The Lost Cyclist, by David V Herlihy - US and UK covers
The story, though, needs to be more than merely comprehensive: the characters need to come alive. Here, none of them do. This is less of a problem in the book's second half, when the story becomes that of a police procedural, plot driven, and you can hold out hope of the question of Lenz's disappearance having an actual answer. But in the first half, the travelogue portion, it holds back a story already suffering from having originally been constructed for nineteenth century sensibilities. Lenz found the Chinese "a plaguey bad lot" who, for all their flaws, were hard workers with vast possibilities, if only their own government would stop shielding them from Western culture and values. In India he was critical of those who criticised their colonial overlords and saw themselves as downtrodden and persecuted. In general, the further Lenz travelled the more he seemed to draw into himself and his own cultural beliefs and the less he seemed to see the world he was travelling through. And the less you want to travel with him.

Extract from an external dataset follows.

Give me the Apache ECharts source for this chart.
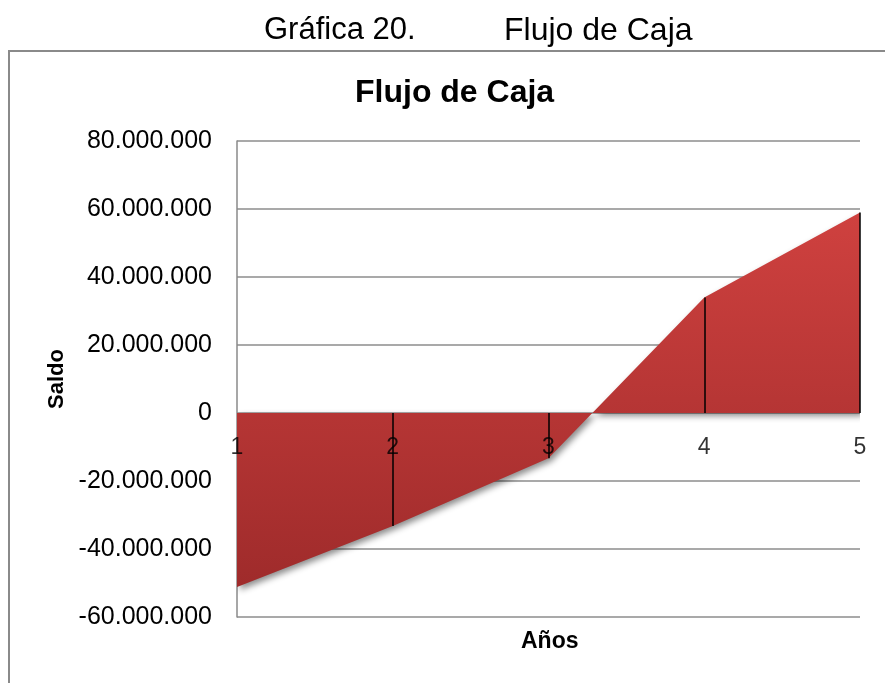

The true story at the heart of The Lost Cyclist isn't really that of Lenz or even Sachtleben, though those are the stories that fills the book's pages: it's about why these men undertook the journeys they did. Were they just seeking the nineteenth century equivalent of insta-celebrity? Were they driven by wanderlust? Did the educational claims they attached to their journeys stack up? Were they naïve and foolhardy? Did they consider the risks not just to their own lives but also to those of others? These are the same questions that we could be asking in our own new era of ultracycling events and international adventurers. If we can understand why men like Lenz and Sachtleben risked everything to travel such vast distances on bicycles, maybe it can help us understand why it is still being done today.